Jack and Mary came back. Jack carried a large bag of M&Ms and a bottle of cream soda. Mary sucked on an orange Popsicle.

“Anybody want a sandwich?” Helen said. “We have sandwich stuff.”

“Isn’t it funny,” Mary said. “You start with the desserts first and then you move on to the main course.”

“It’s funny,” Carl said.

“Are you being sarcastic, honey?” Mary said.

“Who wants cream soda?” Jack said. “A round of cream soda coming up.”

Carl held his glass out and Jack poured it full. Carl set the glass on the coffee table, but the coffee table smacked it off and the soda poured onto his shoe.

“Goddam it,” Carl said. “How do you like that? I spilled it on my shoe.”

“Helen, do we have a towel? Get Carl a towel,” Jack said.

“Those were new shoes,” Mary said. “He just got them.”

“They look comfortable,” Helen said a long time later and handed Carl a towel.

“That’s what I told him,” Mary said.

Again, unremarkable. But our laughter as we sat in his room and read this passage again and again, brought delight to the soul in a way too simple and sublime to explain.

Marian: When I first saw Charlie, I was a high school senior who had come to Auburn for a College Day. He was sitting in his office in Haley Center, perhaps the least interesting building that has ever been. I was not very excited at the prospect of leaving my home in rural Russell County, surrounded by a pecan orchard and a ryegrass field, to take up residence in a girls’ dorm and attend classes in a brick and metal monstrosity. But there sat Charlie, working behind his desk cluttered with papers and books and coffee cups, wearing a seersucker suit and dark glasses. I knew at that point that Auburn did have something to offer me in spite of the otherwise sterile surroundings I had found there. My overly romantic eighteen-year-old mind named him “the gypsy scholar” when I told family and friends about him upon returning home. Later, when I became a student at Auburn, he was my fiction writing teacher. He also taught me The Short Story and The European Novel. Those who knew him superficially did not always recognize his brilliance as both a literary scholar and a writer. Nor did they always appreciate his unconventionality. He was, and still is, peerlessly brilliant on a plane that many never visit. Years ago, when I was assigned to write an essay loosely based on the Theophrastus Character for advanced composition, I wrote about Charlie—dark-complexioned, small build, soulful brown eyes, a brilliant mind, a quiet man—both larger and smaller than life. Twice in the past few years, I feared losing him, but like the Phoenix, Charlie, the small and quiet man, the larger-than-life man, is back.
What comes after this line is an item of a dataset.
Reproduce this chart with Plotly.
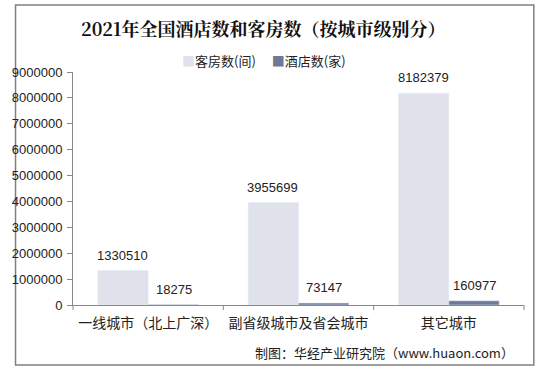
import plotly.graph_objects as go

categories = ["一线城市（北上广深）", "副省级城市及省会城市", "其它城市"]
rooms = [1330510, 3955699, 8182379]
hotels = [18275, 73147, 160977]
series_names = ["客房数(间)", "酒店数(家)"]
y_ticks = [0, 1000000, 2000000, 3000000, 4000000, 5000000, 6000000, 7000000, 8000000, 9000000]

LIGHT = "#dfe2eb"
DARK = "#6f7899"
FONT = "Liberation Sans, Arial, Noto Sans CJK SC, sans-serif"

L, R, T, B = 65, 18, 72, 67
W, H = 542, 372
dw, dh = W - L - R, H - T - B

def px(x):
    return (x - L) / dw

def py(y):
    return (H - B - y) / dh

fig = go.Figure()
fig.add_trace(go.Bar(x=categories, y=rooms, name=series_names[0], marker_color=LIGHT))
fig.add_trace(go.Bar(x=categories, y=hotels, name=series_names[1], marker_color=DARK))

bargap = 0.33
band = dw / len(categories)
bar_w = band * (1 - bargap) / 2
for cat, v in zip(categories, rooms):
    fig.add_annotation(x=cat, y=v, text=str(v), showarrow=False, xshift=-bar_w / 2,
                       yanchor="bottom", yshift=6, font=dict(size=13, color="#222"))
for cat, v in zip(categories, hotels):
    fig.add_annotation(x=cat, y=v, text=str(v), showarrow=False, xshift=bar_w / 2,
                       yanchor="bottom", yshift=6, font=dict(size=13, color="#222"))

fig.update_layout(
    width=W, height=H,
    margin=dict(l=L, r=R, t=T, b=B),
    paper_bgcolor="white", plot_bgcolor="white",
    barmode="group", bargap=bargap, bargroupgap=0,
    showlegend=False,
    font=dict(family=FONT, size=13, color="#222"),
    xaxis=dict(showline=True, linecolor="#888", linewidth=1, ticks="", showgrid=False,
               tickfont=dict(size=14, family="Noto Sans CJK SC", color="#222"),
               ticklabelstandoff=5, fixedrange=True),
    yaxis=dict(range=[0, 9000000], tickvals=y_ticks, ticktext=[str(v) for v in y_ticks],
               showline=True, linecolor="#888", linewidth=1, ticks="outside", ticklen=5,
               tickcolor="#888", showgrid=False, zeroline=False,
               tickfont=dict(size=13, color="#222"), ticklabelstandoff=2),
)

# category boundary ticks on x-axis
for b in [0, 1/3, 2/3, 1]:
    fig.add_shape(type="line", xref="paper", yref="paper", x0=b, x1=b, y0=0, y1=py(H - B + 5),
                  line=dict(color="#888", width=1))

# outer border
fig.add_shape(type="rect", xref="paper", yref="paper",
              x0=px(6.5), x1=px(534), y0=py(365), y1=py(5),
              line=dict(color="#808080", width=1.5), fillcolor="rgba(0,0,0,0)", layer="below")

fig.add_annotation(text="<b>2021年全国酒店数和客房数（按城市级别分）</b>", xref="paper", yref="paper",
                   x=px(258), y=py(28), yanchor="middle", showarrow=False,
                   font=dict(size=18, family="Noto Serif CJK SC, Noto Sans CJK SC", color="#111"))

fig.add_annotation(
    text=f"<span style='color:{LIGHT}'>■</span>{series_names[0]}　 <span style='color:{DARK}'>■</span>{series_names[1]}",
    xref="paper", yref="paper", x=px(259), y=py(60), yanchor="middle", showarrow=False,
    font=dict(size=13, family="Noto Sans CJK SC", color="#222"))

fig.add_annotation(text="制图：华经产业研究院（www.huaon.com）", xref="paper", yref="paper",
                   x=px(516), y=py(352), xanchor="right", yanchor="middle", showarrow=False,
                   font=dict(size=13, family="Noto Sans CJK SC", color="#222"))

fig.write_html("out.html")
Johnny: I never had Charlie as a teacher. But it doesn’t matter: my cousin had him and reported to me about this odd bird (in a flock of them, in those days)—how in discussing The Confessions of Felix Krull, for example, cigarette in hand, Jack’s coffee cup nearby (those days!), he would sporadically erupt in flashes of searing insight like galaxies from a mumbled continuum of dark matter. I had imagined Coleridge, in his “Sage of Highgate” days, doing exactly the same thing, and the analogy has persisted. I’ve known Charlie maybe thirty years, and our many, many conversations about literature and music and everything else during those years, in numerous locales, will stand out, I know, when I’m looking back over it all. I’ve been fortunate to know him. Since there is nothing remotely petty, mean, cruel, or nasty in the man, the stroke seemed a really cheap shot. But my God, is he resilient. I’ve seen him recover from a series of setbacks, and now here he is recovering from something that would have silenced most of us—not only recovering but falling in love again. These two passages brought him some great joy which struck me as profound. The mountains are mountains again. I’m telling you, you just don’t find them like him anymore.

This book, containing some of Charlie’s best stories, is a testament to his talent and strength of spirit.